Here's what is happening in Oleanna. Carol is intelligent, studious, and a natural for higher education, but she has some sort of problem learning in the traditional way. If she has the right teacher, she has the brains and capacity to excel. However, John is NOT the right teacher. John teaches a course involving some kind of educational psychology, and he's written an acclaimed book which says higher education is no longer about learning but about giving higher classes something they think they're entitled to. It's hazing. It's regurgitation. And it's a subtle power play. Arguably this might be true, and John SAYS he wants to teach so he can break from this system. But there's a dirty little secret…John wants power himself and enjoys being a figure of power. He lords it over his students and dresses up even casual, advising conversation to them in over-intellectual nonsense and forces them to question themselves even on the simplest things. After a lifetime of being told he was stupid and no good, he RELISHES being the almighty professor who can make others feels stupid. And in situations where he doesn't have power, as with his wife, his real estate broker, and the tenure committee, he reacts with anger and exasperation…which only fuels his urge to get more power.
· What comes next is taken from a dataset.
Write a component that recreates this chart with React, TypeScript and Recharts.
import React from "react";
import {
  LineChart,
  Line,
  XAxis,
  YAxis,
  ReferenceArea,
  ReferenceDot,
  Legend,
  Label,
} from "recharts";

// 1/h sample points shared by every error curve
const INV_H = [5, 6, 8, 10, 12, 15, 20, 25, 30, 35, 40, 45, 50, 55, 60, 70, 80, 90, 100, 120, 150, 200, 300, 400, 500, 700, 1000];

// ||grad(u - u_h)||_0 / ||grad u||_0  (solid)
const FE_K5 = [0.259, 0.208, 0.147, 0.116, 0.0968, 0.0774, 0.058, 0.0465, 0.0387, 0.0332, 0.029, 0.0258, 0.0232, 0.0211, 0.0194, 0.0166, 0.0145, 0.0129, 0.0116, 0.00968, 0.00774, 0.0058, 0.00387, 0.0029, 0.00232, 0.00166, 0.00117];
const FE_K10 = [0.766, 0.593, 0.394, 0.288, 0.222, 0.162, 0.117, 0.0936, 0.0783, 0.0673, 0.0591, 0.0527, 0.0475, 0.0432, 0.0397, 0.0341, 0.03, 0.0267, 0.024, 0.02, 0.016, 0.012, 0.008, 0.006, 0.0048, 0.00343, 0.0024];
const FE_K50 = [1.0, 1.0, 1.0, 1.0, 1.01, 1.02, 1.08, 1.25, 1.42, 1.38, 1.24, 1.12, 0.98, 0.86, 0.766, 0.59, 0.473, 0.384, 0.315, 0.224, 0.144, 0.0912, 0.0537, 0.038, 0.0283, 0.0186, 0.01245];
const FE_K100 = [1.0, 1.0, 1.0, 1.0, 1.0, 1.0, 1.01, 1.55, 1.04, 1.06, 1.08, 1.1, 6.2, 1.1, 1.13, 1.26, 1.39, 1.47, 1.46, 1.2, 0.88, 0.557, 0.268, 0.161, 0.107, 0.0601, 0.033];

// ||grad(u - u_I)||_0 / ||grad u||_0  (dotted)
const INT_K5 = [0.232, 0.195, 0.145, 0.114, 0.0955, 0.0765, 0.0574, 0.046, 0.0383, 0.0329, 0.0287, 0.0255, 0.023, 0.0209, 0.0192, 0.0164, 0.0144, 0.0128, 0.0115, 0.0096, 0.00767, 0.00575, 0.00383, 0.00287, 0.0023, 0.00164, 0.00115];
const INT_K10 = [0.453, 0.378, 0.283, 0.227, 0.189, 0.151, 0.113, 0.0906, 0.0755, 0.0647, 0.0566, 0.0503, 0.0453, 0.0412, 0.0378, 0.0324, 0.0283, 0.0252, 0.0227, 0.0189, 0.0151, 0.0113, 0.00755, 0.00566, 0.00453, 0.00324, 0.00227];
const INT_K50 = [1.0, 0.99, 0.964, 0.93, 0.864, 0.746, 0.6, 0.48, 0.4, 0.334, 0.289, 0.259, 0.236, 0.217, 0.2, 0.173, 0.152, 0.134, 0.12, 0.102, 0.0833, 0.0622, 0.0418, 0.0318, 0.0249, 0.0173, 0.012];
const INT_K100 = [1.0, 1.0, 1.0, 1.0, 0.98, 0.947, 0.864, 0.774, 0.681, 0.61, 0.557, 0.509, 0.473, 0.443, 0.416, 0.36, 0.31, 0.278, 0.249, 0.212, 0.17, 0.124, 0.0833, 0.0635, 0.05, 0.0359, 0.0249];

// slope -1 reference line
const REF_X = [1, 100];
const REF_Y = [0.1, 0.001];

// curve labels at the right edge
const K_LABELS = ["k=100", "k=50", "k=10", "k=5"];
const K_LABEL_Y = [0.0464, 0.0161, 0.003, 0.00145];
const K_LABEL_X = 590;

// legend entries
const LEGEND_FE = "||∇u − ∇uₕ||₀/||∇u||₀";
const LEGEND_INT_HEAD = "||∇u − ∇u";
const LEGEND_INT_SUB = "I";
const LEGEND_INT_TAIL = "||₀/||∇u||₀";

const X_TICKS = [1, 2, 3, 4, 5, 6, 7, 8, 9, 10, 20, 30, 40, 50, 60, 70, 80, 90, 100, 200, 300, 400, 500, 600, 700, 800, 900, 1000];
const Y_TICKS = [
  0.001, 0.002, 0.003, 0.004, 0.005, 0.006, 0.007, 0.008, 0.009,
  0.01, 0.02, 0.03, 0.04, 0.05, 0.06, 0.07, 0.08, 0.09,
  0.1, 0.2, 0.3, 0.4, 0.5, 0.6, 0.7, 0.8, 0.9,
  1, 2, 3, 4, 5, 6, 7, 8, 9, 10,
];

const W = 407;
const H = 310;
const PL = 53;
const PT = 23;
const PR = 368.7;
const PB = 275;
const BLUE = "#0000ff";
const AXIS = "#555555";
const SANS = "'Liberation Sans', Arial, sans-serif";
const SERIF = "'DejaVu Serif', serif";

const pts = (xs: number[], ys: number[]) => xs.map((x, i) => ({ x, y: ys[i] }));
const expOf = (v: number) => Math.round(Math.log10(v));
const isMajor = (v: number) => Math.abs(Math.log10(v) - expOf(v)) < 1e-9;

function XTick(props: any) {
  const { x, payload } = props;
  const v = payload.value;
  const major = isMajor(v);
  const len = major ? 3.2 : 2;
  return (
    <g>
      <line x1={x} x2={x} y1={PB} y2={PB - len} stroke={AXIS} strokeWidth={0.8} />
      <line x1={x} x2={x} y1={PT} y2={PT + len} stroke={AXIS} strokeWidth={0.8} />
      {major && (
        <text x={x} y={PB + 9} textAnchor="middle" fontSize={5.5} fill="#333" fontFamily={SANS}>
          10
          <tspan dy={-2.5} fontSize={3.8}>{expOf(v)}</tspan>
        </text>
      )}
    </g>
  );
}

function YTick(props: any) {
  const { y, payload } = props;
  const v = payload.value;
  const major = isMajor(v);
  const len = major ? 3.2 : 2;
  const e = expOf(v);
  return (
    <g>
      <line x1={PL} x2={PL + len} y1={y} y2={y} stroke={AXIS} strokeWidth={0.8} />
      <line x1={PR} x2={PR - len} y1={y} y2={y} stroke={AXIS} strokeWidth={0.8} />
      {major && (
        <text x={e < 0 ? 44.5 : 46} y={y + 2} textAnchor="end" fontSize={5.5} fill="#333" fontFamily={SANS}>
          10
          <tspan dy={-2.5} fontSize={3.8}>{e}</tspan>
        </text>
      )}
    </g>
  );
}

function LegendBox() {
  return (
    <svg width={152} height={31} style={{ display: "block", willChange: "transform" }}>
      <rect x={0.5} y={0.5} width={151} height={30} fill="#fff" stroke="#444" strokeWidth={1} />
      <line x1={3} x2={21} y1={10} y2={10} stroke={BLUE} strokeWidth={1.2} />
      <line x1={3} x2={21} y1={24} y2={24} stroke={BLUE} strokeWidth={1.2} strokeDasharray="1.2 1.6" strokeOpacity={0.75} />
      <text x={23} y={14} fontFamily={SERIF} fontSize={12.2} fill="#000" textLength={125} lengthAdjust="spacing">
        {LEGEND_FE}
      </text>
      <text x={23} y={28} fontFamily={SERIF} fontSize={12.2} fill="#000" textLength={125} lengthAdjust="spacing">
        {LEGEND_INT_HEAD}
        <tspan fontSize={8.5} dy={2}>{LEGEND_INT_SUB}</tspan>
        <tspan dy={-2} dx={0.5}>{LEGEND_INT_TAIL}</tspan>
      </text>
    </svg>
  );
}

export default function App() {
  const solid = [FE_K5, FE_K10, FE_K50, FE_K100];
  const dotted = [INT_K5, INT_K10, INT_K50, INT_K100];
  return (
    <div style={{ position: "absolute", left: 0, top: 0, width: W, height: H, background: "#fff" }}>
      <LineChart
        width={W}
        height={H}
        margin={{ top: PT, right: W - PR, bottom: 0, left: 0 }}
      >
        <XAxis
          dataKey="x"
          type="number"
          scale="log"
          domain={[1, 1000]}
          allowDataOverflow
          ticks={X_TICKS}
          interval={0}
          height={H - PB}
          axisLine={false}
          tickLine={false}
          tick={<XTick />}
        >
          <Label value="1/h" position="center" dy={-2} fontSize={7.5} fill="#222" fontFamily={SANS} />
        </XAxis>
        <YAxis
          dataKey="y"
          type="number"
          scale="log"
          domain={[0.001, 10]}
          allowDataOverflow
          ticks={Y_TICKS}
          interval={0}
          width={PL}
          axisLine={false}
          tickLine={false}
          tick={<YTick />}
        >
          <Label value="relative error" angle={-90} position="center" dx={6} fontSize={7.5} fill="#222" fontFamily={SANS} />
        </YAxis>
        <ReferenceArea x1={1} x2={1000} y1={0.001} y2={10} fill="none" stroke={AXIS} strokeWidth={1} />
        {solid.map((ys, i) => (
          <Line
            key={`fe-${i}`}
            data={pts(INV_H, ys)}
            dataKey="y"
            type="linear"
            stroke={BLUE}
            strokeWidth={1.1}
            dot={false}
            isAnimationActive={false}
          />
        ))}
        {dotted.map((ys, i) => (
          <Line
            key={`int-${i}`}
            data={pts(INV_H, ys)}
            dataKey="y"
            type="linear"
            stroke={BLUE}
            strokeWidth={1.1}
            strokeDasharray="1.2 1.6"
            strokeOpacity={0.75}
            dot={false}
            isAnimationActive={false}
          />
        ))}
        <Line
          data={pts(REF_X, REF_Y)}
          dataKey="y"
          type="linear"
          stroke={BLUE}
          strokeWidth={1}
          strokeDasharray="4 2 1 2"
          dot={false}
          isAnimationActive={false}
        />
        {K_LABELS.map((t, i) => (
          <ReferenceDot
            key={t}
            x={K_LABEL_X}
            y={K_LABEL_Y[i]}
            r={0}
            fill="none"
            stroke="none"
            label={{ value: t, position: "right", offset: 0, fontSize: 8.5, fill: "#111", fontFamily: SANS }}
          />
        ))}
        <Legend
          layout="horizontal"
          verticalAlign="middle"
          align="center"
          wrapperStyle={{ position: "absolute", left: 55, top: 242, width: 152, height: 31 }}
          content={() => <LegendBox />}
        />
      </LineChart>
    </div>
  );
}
Carol, as played by Stiles, starts out deceptively. She seems to be whining. Then you slowly catch on that here is a smart, ambitious girl who wants to make something genuinely positive of her life coming up against a man who refuses to show her human respect, who talks rings around her, who refuses to listen to her. She has nothing, and as she realizes this, her frustration makes her break down. But then Carol hits on something: the only way to put herself on an equal footing with John is to play the game his way. The two other scenes (the play has no intermission and runs by in eighty minutes) depict Carol finding her voice in a way where she uses all of John's techniques on him. She dissects his language and gestures, she interprets him the way he interprets her, she presents an explanation just as convincing as his but with the facts lined up on her side. Best of all, this gives her the courage to call him for what he is: a sadistic, greedy bully of a man. And being seen through by a woman he never expected to catch on only sets John more afire.
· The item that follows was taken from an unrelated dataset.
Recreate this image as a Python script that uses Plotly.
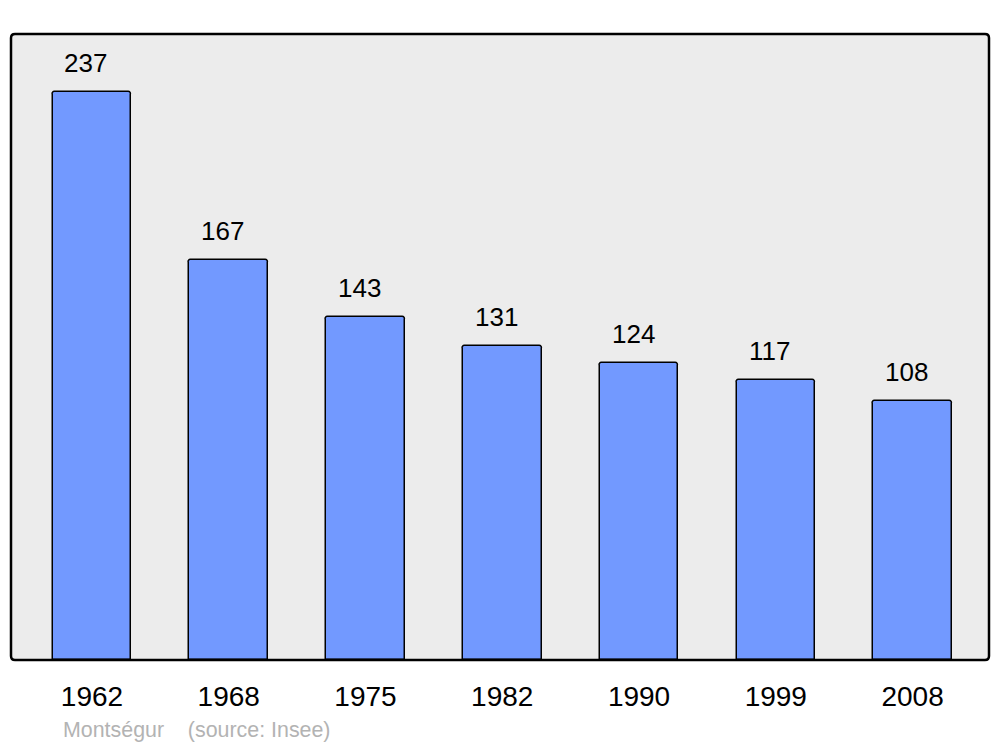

But the tragedy of Oleanna is that Carol can't stop. She turns into John. She insists she has nothing to gain from ruining his life…and she doesn't…but she is still ruining it all the same from the sheer joy someone feels when they get a taste of being in control. Carol becomes sneaky, makes demands, backs John into a corner…and then, in the final minute, makes a mistake, and she knows a split-second too late she has made the mistake and sees herself and the situation and how both have transformed…and provokes a finale where I didn't want to look anymore, but I had to.
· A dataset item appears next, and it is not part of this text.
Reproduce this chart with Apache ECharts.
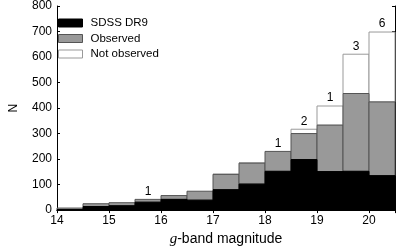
<!DOCTYPE html>
<html>
<head>
<meta charset="utf-8">
<script src="https://cdn.jsdelivr.net/npm/echarts@6/dist/echarts.min.js"></script>
<style>html,body{margin:0;padding:0;background:#fff}#c{width:399px;height:252px}</style>
</head>
<body>
<div id="c"></div>
<script>
// bin lower edges (width 0.5)
const binStart = [14, 14.5, 15, 15.5, 16, 16.5, 17, 17.5, 18, 18.5, 19, 19.5, 20];
const binWidth = 0.5;
const sdssDR9 = [2, 14, 17, 31, 42, 39, 80, 102, 152, 198, 151, 152, 135];
const observed = [6, 11, 12, 11, 15, 35, 60, 82, 78, 102, 182, 305, 289];
const notObserved = [0, 0, 0, 0, 0, 0, 1, 1, 0, 17, 75, 154, 274];
const annotations = ['', '', '', '1', '', '', '', '', '1', '2', '1', '3', '6'];
const yTicks = [0, 100, 200, 300, 400, 500, 600, 700, 800];
const xTicks = [14, 15, 16, 17, 18, 19, 20];

const FONT = 'Liberation Sans, Arial, Helvetica, sans-serif';

function stackData(values, below) {
  return binStart.map((x0, i) => {
    const lo = below.reduce((s, arr) => s + arr[i], 0);
    return [x0, x0 + binWidth, lo, lo + values[i]];
  });
}

function rectRender(fill, stroke) {
  return function (params, api) {
    const p0 = api.coord([api.value(0), api.value(2)]);
    const p1 = api.coord([api.value(1), api.value(3)]);
    if (api.value(3) - api.value(2) <= 0) return null;
    return {
      type: 'rect',
      shape: { x: p0[0], y: p1[1], width: p1[0] - p0[0], height: p0[1] - p1[1] },
      style: { fill: fill, stroke: stroke, lineWidth: 1 }
    };
  };
}

const totals = binStart.map((x0, i) => [x0 + binWidth / 2, sdssDR9[i] + observed[i] + notObserved[i], annotations[i]]);

const chart = echarts.init(document.getElementById('c'), null, { renderer: 'canvas' });
chart.setOption({
  animation: false,
  backgroundColor: '#fff',
  grid: { left: 43, right: 4, top: 6, bottom: 36, containLabel: false },
  legend: {
    orient: 'vertical', left: 53, top: 12,
    itemWidth: 24, itemHeight: 8, itemGap: 3.5,
    icon: 'rect',
    textStyle: { fontFamily: FONT, fontSize: 11.5, color: '#000', padding: [0, 0, 0, 3] },
    data: [
      { name: 'SDSS DR9', itemStyle: { color: '#000', borderColor: '#000', borderWidth: 1 } },
      { name: 'Observed', itemStyle: { color: '#999', borderColor: '#555', borderWidth: 1 } },
      { name: 'Not observed', itemStyle: { color: '#fff', borderColor: '#999', borderWidth: 1 } }
    ]
  },
  xAxis: [{
    type: 'value', min: 14, max: 20.5, interval: 1,
    name: '{i|g}-band magnitude', nameLocation: 'middle', nameGap: 15,
    nameTextStyle: { fontFamily: FONT, fontSize: 14, color: '#000',
      rich: { i: { fontFamily: 'Liberation Serif, Times New Roman, serif', fontStyle: 'italic', fontSize: 15, color: '#000' } } },
    axisLine: { show: true, lineStyle: { color: '#000', width: 1 } },
    axisTick: { show: true, inside: true, length: 3, lineStyle: { color: '#000' } },
    axisLabel: { fontFamily: FONT, fontSize: 12, color: '#000', margin: 5,
      formatter: v => xTicks.indexOf(v) >= 0 ? String(v) : '' },
    splitLine: { show: false }
  }, {
    type: 'value', min: 14, max: 20.5, interval: 1, position: 'top',
    axisLine: { show: true, lineStyle: { color: '#000', width: 1 } },
    axisTick: { show: true, inside: true, length: 3, lineStyle: { color: '#000' } },
    axisLabel: { show: false }, splitLine: { show: false }
  }],
  yAxis: [{
    type: 'value', min: 0, max: 800, interval: 100,
    name: 'N', nameLocation: 'middle', nameGap: 37, nameRotate: 90,
    nameTextStyle: { fontFamily: FONT, fontSize: 12, color: '#000' },
    axisLine: { show: true, lineStyle: { color: '#000', width: 1 } },
    axisTick: { show: true, inside: true, length: 3, lineStyle: { color: '#000' } },
    axisLabel: { fontFamily: FONT, fontSize: 12, color: '#000', margin: 5,
      formatter: v => yTicks.indexOf(v) >= 0 ? String(v) : '' },
    splitLine: { show: false }
  }, {
    type: 'value', min: 0, max: 800, interval: 100, position: 'right',
    axisLine: { show: true, lineStyle: { color: '#000', width: 1 } },
    axisTick: { show: true, inside: true, length: 3, lineStyle: { color: '#000' } },
    axisLabel: { show: false }, splitLine: { show: false }
  }],
  series: [
    { name: 'SDSS DR9', type: 'custom', renderItem: rectRender('#000', '#000'),
      itemStyle: { color: '#000' },
      encode: { x: [0, 1], y: [2, 3] }, data: stackData(sdssDR9, []), z: 3 },
    { name: 'Observed', type: 'custom', renderItem: rectRender('#999', '#555'),
      itemStyle: { color: '#999' },
      encode: { x: [0, 1], y: [2, 3] }, data: stackData(observed, [sdssDR9]), z: 2 },
    { name: 'Not observed', type: 'custom', renderItem: rectRender('#fff', '#999'),
      itemStyle: { color: '#fff' },
      encode: { x: [0, 1], y: [2, 3] }, data: stackData(notObserved, [sdssDR9, observed]), z: 1 },
    { name: 'ann', type: 'custom',
      renderItem: function (params, api) {
        const txt = totals[params.dataIndex][2];
        if (!txt) return null;
        const p = api.coord([api.value(0), api.value(1)]);
        return { type: 'text', x: p[0], y: p[1] - 8,
          style: { text: txt, fontFamily: FONT, fontSize: 12, fill: '#000', align: 'center', verticalAlign: 'middle' } };
      },
      encode: { x: 0, y: 1 }, data: totals, z: 5 }
  ]
});
</script>
</body>
</html>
I shall not repeat the action of the final minute, or Stiles's last line…but that line, spoken with a sobbing voice, condemns both John for the man even he now knows he is…and herself for becoming the oppressor she feared and hated the most. It is a chilling, sorrowful acceptance.
Stiles receives a great partner in Bill Pullman, who never gives John a moment of empathy and nearly erases the picture of President Thomas Whitmore from my brain, and sympathetic direction from Doug Hughes. The only thing wrong with this Oleanna is the industrial whirr of the blinds in John's office which take the place of a curtain…too noisy for a show loud enough already.